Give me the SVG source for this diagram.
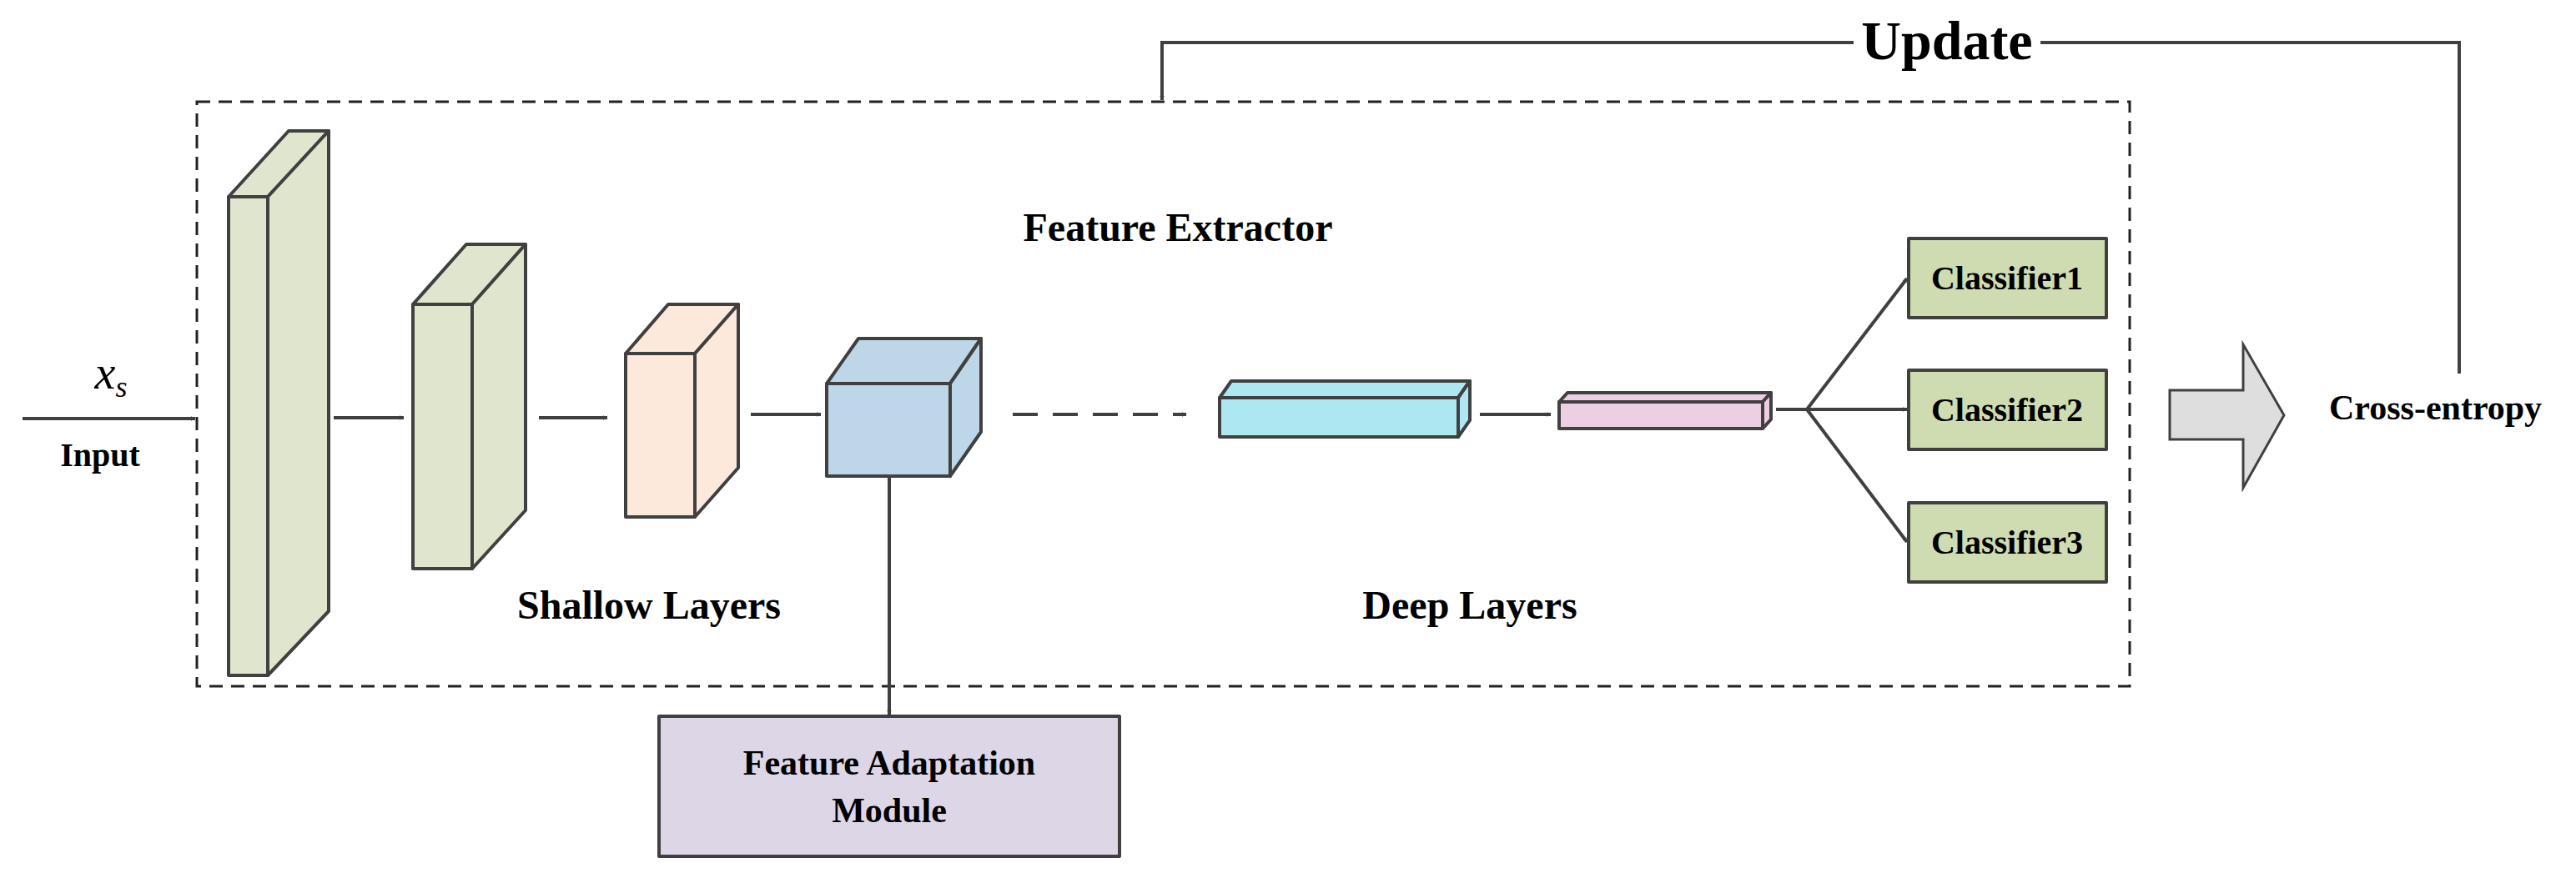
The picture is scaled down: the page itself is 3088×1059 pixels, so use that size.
<svg xmlns="http://www.w3.org/2000/svg" width="3088" height="1059" viewBox="0 0 3088 1059">
<defs>
<marker id="ah" viewBox="0 0 10 10" refX="9" refY="5" markerWidth="6" markerHeight="6" markerUnits="userSpaceOnUse" orient="auto"><path d="M0,0 L10,5 L0,10 L3,5 z" fill="#404040"/></marker>
<marker id="ahb" viewBox="0 0 10 10" refX="9" refY="5" markerWidth="7" markerHeight="7" orient="auto"><path d="M0,0 L10,5 L0,10 L3,5 z" fill="#404040"/></marker>
<style>
.s{stroke:#404040;stroke-width:4;stroke-linejoin:round}
.l{stroke:#404040;stroke-width:4;fill:none}
.t{font-family:"Liberation Serif",serif;font-weight:bold;fill:#000}
</style>
</defs>
<rect width="3088" height="1059" fill="#fff"/>
<g id="extractor">
<rect x="236" y="122" width="2317" height="701" fill="none" stroke="#222" stroke-width="3" stroke-dasharray="16,10"/>
<text class="t" x="1412" y="289" font-size="48" text-anchor="middle">Feature Extractor</text>
<text class="t" x="778" y="742" font-size="48" text-anchor="middle">Shallow Layers</text>
<text class="t" x="1762" y="742" font-size="48" text-anchor="middle">Deep Layers</text>
</g>
<g id="layer1" class="s" fill="#dfe6cd">
<rect x="274" y="236" width="47" height="574"/>
<path d="M274,236 L346,157 L394,157 L321,236 z"/>
<path d="M321,236 L394,157 L394,733 L321,810 z"/>
</g>
<g id="layer2" class="s" fill="#dfe6cd">
<rect x="495" y="365" width="71" height="317"/>
<path d="M495,365 L559,293 L630,293 L566,365 z"/>
<path d="M566,365 L630,293 L630,612 L566,682 z"/>
</g>
<g id="layer3" class="s" fill="#fde9dc">
<rect x="750" y="424" width="83" height="196"/>
<path d="M750,424 L801,365 L885,365 L833,424 z"/>
<path d="M833,424 L885,365 L885,561 L833,620 z"/>
</g>
<g id="layer4" class="s" fill="#bdd7e8">
<rect x="991" y="460" width="148" height="111"/>
<path d="M991,460 L1029,406 L1176,406 L1139,460 z"/>
<path d="M1139,460 L1176,406 L1176,518 L1139,571 z"/>
</g>
<g id="layer5" class="s" fill="#ade8f2">
<rect x="1462" y="477" width="286" height="47"/>
<path d="M1462,477 L1476,457 L1762,457 L1748,477 z"/>
<path d="M1748,477 L1762,457 L1762,504 L1748,524 z"/>
</g>
<g id="layer6" class="s" fill="#eccfe2">
<rect x="1869" y="482" width="244" height="32"/>
<path d="M1869,482 L1879,471 L2123,471 L2113,482 z"/>
<path d="M2113,482 L2123,471 L2123,503 L2113,514 z"/>
</g>
<g id="classifier1"><rect class="s" x="2288" y="286" width="237" height="95" fill="#cfdbb0"/><text class="t" x="2406" y="347" font-size="40" text-anchor="middle">Classifier1</text></g>
<g id="classifier2"><rect class="s" x="2288" y="444" width="237" height="95" fill="#cfdbb0"/><text class="t" x="2406" y="505" font-size="40" text-anchor="middle">Classifier2</text></g>
<g id="classifier3"><rect class="s" x="2288" y="603" width="237" height="95" fill="#cfdbb0"/><text class="t" x="2406" y="664" font-size="40" text-anchor="middle">Classifier3</text></g>
<g id="fam"><rect class="s" x="790" y="859" width="552" height="168" fill="#dcd6e6"/>
<text class="t" x="1066" y="929" font-size="42" text-anchor="middle">Feature Adaptation</text>
<text class="t" x="1066" y="986" font-size="42" text-anchor="middle">Module</text></g>
<g id="bigarrow"><path d="M2601,468 L2689,468 L2689,413 L2738,498 L2689,585 L2689,527 L2601,527 z" fill="#dedede" stroke="#404040" stroke-width="3"/></g>
<g id="crossentropy"><text class="t" x="2792" y="503" font-size="42">Cross-entropy</text></g>
<g id="input">
<text x="133" y="466" font-family="Liberation Serif,serif" font-style="italic" font-size="56" text-anchor="middle">x<tspan font-size="36" dy="10">s</tspan></text>
<text class="t" x="120" y="559" font-size="40" text-anchor="middle">Input</text>
</g>
<g id="update"><text class="t" x="2334" y="71" font-size="66" text-anchor="middle">Update</text></g>
<g id="connectors">
<line class="l" x1="27" y1="502" x2="234" y2="502" marker-end="url(#ah)"/>
<line class="l" x1="400" y1="501" x2="484" y2="501" marker-end="url(#ah)"/>
<line class="l" x1="646" y1="501" x2="728" y2="501" marker-end="url(#ah)"/>
<line class="l" x1="900" y1="497" x2="984" y2="497" marker-end="url(#ah)"/>
<line class="l" x1="1214" y1="497" x2="1422" y2="497" stroke-dasharray="30,18" marker-end="url(#ah)"/>
<line class="l" x1="1774" y1="497" x2="1859" y2="497" marker-end="url(#ah)"/>
<line class="l" x1="2129" y1="491" x2="2166" y2="491"/>
<line class="l" x1="2166" y1="491" x2="2286" y2="334" marker-end="url(#ah)"/>
<line class="l" x1="2166" y1="491" x2="2286" y2="491" marker-end="url(#ah)"/>
<line class="l" x1="2166" y1="491" x2="2286" y2="650" marker-end="url(#ah)"/>
<line class="l" x1="1066" y1="571" x2="1066" y2="857" marker-end="url(#ah)"/>
<path class="l" d="M2948,448 L2948,51 L2446,51 M2222,51 L1393,51 L1393,120" marker-end="url(#ah)"/>
</g>
</svg>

■ YOUR OBJECTIVE
Set the data above down again exactly as given, with no pictures.

■ FULL OUTPUT
Give me the SVG source for this diagram.
The picture is scaled down: the page itself is 3088×1059 pixels, so use that size.
<svg xmlns="http://www.w3.org/2000/svg" width="3088" height="1059" viewBox="0 0 3088 1059">
<defs>
<marker id="ah" viewBox="0 0 10 10" refX="9" refY="5" markerWidth="6" markerHeight="6" markerUnits="userSpaceOnUse" orient="auto"><path d="M0,0 L10,5 L0,10 L3,5 z" fill="#404040"/></marker>
<marker id="ahb" viewBox="0 0 10 10" refX="9" refY="5" markerWidth="7" markerHeight="7" orient="auto"><path d="M0,0 L10,5 L0,10 L3,5 z" fill="#404040"/></marker>
<style>
.s{stroke:#404040;stroke-width:4;stroke-linejoin:round}
.l{stroke:#404040;stroke-width:4;fill:none}
.t{font-family:"Liberation Serif",serif;font-weight:bold;fill:#000}
</style>
</defs>
<rect width="3088" height="1059" fill="#fff"/>
<g id="extractor">
<rect x="236" y="122" width="2317" height="701" fill="none" stroke="#222" stroke-width="3" stroke-dasharray="16,10"/>
<text class="t" x="1412" y="289" font-size="48" text-anchor="middle">Feature Extractor</text>
<text class="t" x="778" y="742" font-size="48" text-anchor="middle">Shallow Layers</text>
<text class="t" x="1762" y="742" font-size="48" text-anchor="middle">Deep Layers</text>
</g>
<g id="layer1" class="s" fill="#dfe6cd">
<rect x="274" y="236" width="47" height="574"/>
<path d="M274,236 L346,157 L394,157 L321,236 z"/>
<path d="M321,236 L394,157 L394,733 L321,810 z"/>
</g>
<g id="layer2" class="s" fill="#dfe6cd">
<rect x="495" y="365" width="71" height="317"/>
<path d="M495,365 L559,293 L630,293 L566,365 z"/>
<path d="M566,365 L630,293 L630,612 L566,682 z"/>
</g>
<g id="layer3" class="s" fill="#fde9dc">
<rect x="750" y="424" width="83" height="196"/>
<path d="M750,424 L801,365 L885,365 L833,424 z"/>
<path d="M833,424 L885,365 L885,561 L833,620 z"/>
</g>
<g id="layer4" class="s" fill="#bdd7e8">
<rect x="991" y="460" width="148" height="111"/>
<path d="M991,460 L1029,406 L1176,406 L1139,460 z"/>
<path d="M1139,460 L1176,406 L1176,518 L1139,571 z"/>
</g>
<g id="layer5" class="s" fill="#ade8f2">
<rect x="1462" y="477" width="286" height="47"/>
<path d="M1462,477 L1476,457 L1762,457 L1748,477 z"/>
<path d="M1748,477 L1762,457 L1762,504 L1748,524 z"/>
</g>
<g id="layer6" class="s" fill="#eccfe2">
<rect x="1869" y="482" width="244" height="32"/>
<path d="M1869,482 L1879,471 L2123,471 L2113,482 z"/>
<path d="M2113,482 L2123,471 L2123,503 L2113,514 z"/>
</g>
<g id="classifier1"><rect class="s" x="2288" y="286" width="237" height="95" fill="#cfdbb0"/><text class="t" x="2406" y="347" font-size="40" text-anchor="middle">Classifier1</text></g>
<g id="classifier2"><rect class="s" x="2288" y="444" width="237" height="95" fill="#cfdbb0"/><text class="t" x="2406" y="505" font-size="40" text-anchor="middle">Classifier2</text></g>
<g id="classifier3"><rect class="s" x="2288" y="603" width="237" height="95" fill="#cfdbb0"/><text class="t" x="2406" y="664" font-size="40" text-anchor="middle">Classifier3</text></g>
<g id="fam"><rect class="s" x="790" y="859" width="552" height="168" fill="#dcd6e6"/>
<text class="t" x="1066" y="929" font-size="42" text-anchor="middle">Feature Adaptation</text>
<text class="t" x="1066" y="986" font-size="42" text-anchor="middle">Module</text></g>
<g id="bigarrow"><path d="M2601,468 L2689,468 L2689,413 L2738,498 L2689,585 L2689,527 L2601,527 z" fill="#dedede" stroke="#404040" stroke-width="3"/></g>
<g id="crossentropy"><text class="t" x="2792" y="503" font-size="42">Cross-entropy</text></g>
<g id="input">
<text x="133" y="466" font-family="Liberation Serif,serif" font-style="italic" font-size="56" text-anchor="middle">x<tspan font-size="36" dy="10">s</tspan></text>
<text class="t" x="120" y="559" font-size="40" text-anchor="middle">Input</text>
</g>
<g id="update"><text class="t" x="2334" y="71" font-size="66" text-anchor="middle">Update</text></g>
<g id="connectors">
<line class="l" x1="27" y1="502" x2="234" y2="502" marker-end="url(#ah)"/>
<line class="l" x1="400" y1="501" x2="484" y2="501" marker-end="url(#ah)"/>
<line class="l" x1="646" y1="501" x2="728" y2="501" marker-end="url(#ah)"/>
<line class="l" x1="900" y1="497" x2="984" y2="497" marker-end="url(#ah)"/>
<line class="l" x1="1214" y1="497" x2="1422" y2="497" stroke-dasharray="30,18" marker-end="url(#ah)"/>
<line class="l" x1="1774" y1="497" x2="1859" y2="497" marker-end="url(#ah)"/>
<line class="l" x1="2129" y1="491" x2="2166" y2="491"/>
<line class="l" x1="2166" y1="491" x2="2286" y2="334" marker-end="url(#ah)"/>
<line class="l" x1="2166" y1="491" x2="2286" y2="491" marker-end="url(#ah)"/>
<line class="l" x1="2166" y1="491" x2="2286" y2="650" marker-end="url(#ah)"/>
<line class="l" x1="1066" y1="571" x2="1066" y2="857" marker-end="url(#ah)"/>
<path class="l" d="M2948,448 L2948,51 L2446,51 M2222,51 L1393,51 L1393,120" marker-end="url(#ah)"/>
</g>
</svg>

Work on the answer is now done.